The venerable film critic Roger Ebert has said the series is among his top 10 best films of all time and that they “penetrate to the central mystery of life”.
He said: “The films exploit the use of cinema as a time machine. I feel as if I know these subjects, and indeed I do know them better than many of the people I work with every day, because I know what they dreamed of at seven, their hopes at 14, the problems they faced in their early 20s, and their marriages, their jobs, their children, even their adulteries.”
Some of the participants have complained about the effect appearing in this series has had on their lives – many did not welcome the scrutiny as they got older, and some dropped out of the process altogether.
Growing up in public and having such a vivid scrapbook of your life to review every seven years can’t be easy, and one wonders how different their lives might have been had they not participated in the series.
But we should be thankful to them because they demonstrate the compelling power of telling one’s life story – and that there’s no such thing as an “ordinary” life. As Roger Ebert said, anyone watching these films goes through a similar process of self-examination.
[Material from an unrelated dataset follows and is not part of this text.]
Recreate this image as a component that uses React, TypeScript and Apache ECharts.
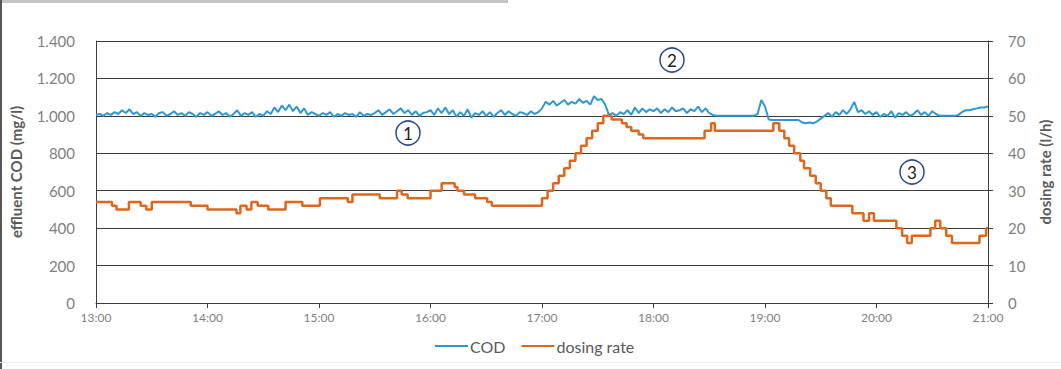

I’m a year younger than the subjects of The Up Series so the narrative arc of their lives is particularly resonant for me. I find myself wondering what I would have said at seven, 14, 28, 35, 42 and 49… and how much my life has changed since I hit 50. Would the seven-year-old me have provided clues about how my life has panned out?
I urge you to watch 56 Up if you can. It’s bound to be one the most poignant and life-affirming TV events of the year.